** Start of ROWS **

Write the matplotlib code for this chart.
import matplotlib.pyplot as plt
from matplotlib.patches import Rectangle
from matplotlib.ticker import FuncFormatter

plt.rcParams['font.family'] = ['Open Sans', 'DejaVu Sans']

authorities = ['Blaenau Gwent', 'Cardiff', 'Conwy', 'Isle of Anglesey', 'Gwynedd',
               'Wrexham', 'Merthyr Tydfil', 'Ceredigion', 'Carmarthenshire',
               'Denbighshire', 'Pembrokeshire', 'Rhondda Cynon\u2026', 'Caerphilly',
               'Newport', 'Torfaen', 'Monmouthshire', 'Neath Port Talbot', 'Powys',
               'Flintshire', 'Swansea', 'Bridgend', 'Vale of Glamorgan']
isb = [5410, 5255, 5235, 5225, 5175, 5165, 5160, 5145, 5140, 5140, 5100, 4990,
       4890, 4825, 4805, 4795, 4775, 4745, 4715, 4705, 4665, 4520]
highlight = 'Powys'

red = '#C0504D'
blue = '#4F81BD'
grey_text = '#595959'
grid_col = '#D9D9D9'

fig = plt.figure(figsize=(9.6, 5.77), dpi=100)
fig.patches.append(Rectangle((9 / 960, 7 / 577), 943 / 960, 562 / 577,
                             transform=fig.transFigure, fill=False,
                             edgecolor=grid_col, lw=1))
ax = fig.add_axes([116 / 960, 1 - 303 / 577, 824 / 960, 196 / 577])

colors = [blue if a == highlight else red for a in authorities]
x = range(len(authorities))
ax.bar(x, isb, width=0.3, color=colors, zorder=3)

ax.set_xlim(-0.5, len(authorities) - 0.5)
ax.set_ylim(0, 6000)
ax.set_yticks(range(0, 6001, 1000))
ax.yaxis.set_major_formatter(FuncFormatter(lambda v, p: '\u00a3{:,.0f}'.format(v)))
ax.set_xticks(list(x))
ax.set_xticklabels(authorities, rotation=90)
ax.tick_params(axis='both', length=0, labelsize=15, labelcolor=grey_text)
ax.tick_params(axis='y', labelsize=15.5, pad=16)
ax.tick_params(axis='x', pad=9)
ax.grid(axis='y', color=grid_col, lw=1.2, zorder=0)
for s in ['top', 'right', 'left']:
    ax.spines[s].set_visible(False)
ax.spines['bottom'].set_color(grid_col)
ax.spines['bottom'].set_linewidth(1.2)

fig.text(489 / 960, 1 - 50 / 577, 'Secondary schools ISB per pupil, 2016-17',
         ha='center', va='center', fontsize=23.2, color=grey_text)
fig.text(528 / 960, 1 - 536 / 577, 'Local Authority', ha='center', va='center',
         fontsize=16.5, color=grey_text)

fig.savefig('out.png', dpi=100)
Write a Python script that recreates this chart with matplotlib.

** End of ROWS **

● JOB
Restate the data above word for word.

● WRITTEN ANSWER
Write the matplotlib code for this chart.
import matplotlib.pyplot as plt
from matplotlib.patches import Rectangle
from matplotlib.ticker import FuncFormatter

plt.rcParams['font.family'] = ['Open Sans', 'DejaVu Sans']

authorities = ['Blaenau Gwent', 'Cardiff', 'Conwy', 'Isle of Anglesey', 'Gwynedd',
               'Wrexham', 'Merthyr Tydfil', 'Ceredigion', 'Carmarthenshire',
               'Denbighshire', 'Pembrokeshire', 'Rhondda Cynon\u2026', 'Caerphilly',
               'Newport', 'Torfaen', 'Monmouthshire', 'Neath Port Talbot', 'Powys',
               'Flintshire', 'Swansea', 'Bridgend', 'Vale of Glamorgan']
isb = [5410, 5255, 5235, 5225, 5175, 5165, 5160, 5145, 5140, 5140, 5100, 4990,
       4890, 4825, 4805, 4795, 4775, 4745, 4715, 4705, 4665, 4520]
highlight = 'Powys'

red = '#C0504D'
blue = '#4F81BD'
grey_text = '#595959'
grid_col = '#D9D9D9'

fig = plt.figure(figsize=(9.6, 5.77), dpi=100)
fig.patches.append(Rectangle((9 / 960, 7 / 577), 943 / 960, 562 / 577,
                             transform=fig.transFigure, fill=False,
                             edgecolor=grid_col, lw=1))
ax = fig.add_axes([116 / 960, 1 - 303 / 577, 824 / 960, 196 / 577])

colors = [blue if a == highlight else red for a in authorities]
x = range(len(authorities))
ax.bar(x, isb, width=0.3, color=colors, zorder=3)

ax.set_xlim(-0.5, len(authorities) - 0.5)
ax.set_ylim(0, 6000)
ax.set_yticks(range(0, 6001, 1000))
ax.yaxis.set_major_formatter(FuncFormatter(lambda v, p: '\u00a3{:,.0f}'.format(v)))
ax.set_xticks(list(x))
ax.set_xticklabels(authorities, rotation=90)
ax.tick_params(axis='both', length=0, labelsize=15, labelcolor=grey_text)
ax.tick_params(axis='y', labelsize=15.5, pad=16)
ax.tick_params(axis='x', pad=9)
ax.grid(axis='y', color=grid_col, lw=1.2, zorder=0)
for s in ['top', 'right', 'left']:
    ax.spines[s].set_visible(False)
ax.spines['bottom'].set_color(grid_col)
ax.spines['bottom'].set_linewidth(1.2)

fig.text(489 / 960, 1 - 50 / 577, 'Secondary schools ISB per pupil, 2016-17',
         ha='center', va='center', fontsize=23.2, color=grey_text)
fig.text(528 / 960, 1 - 536 / 577, 'Local Authority', ha='center', va='center',
         fontsize=16.5, color=grey_text)

fig.savefig('out.png', dpi=100)
Write a Python script that recreates this chart with matplotlib.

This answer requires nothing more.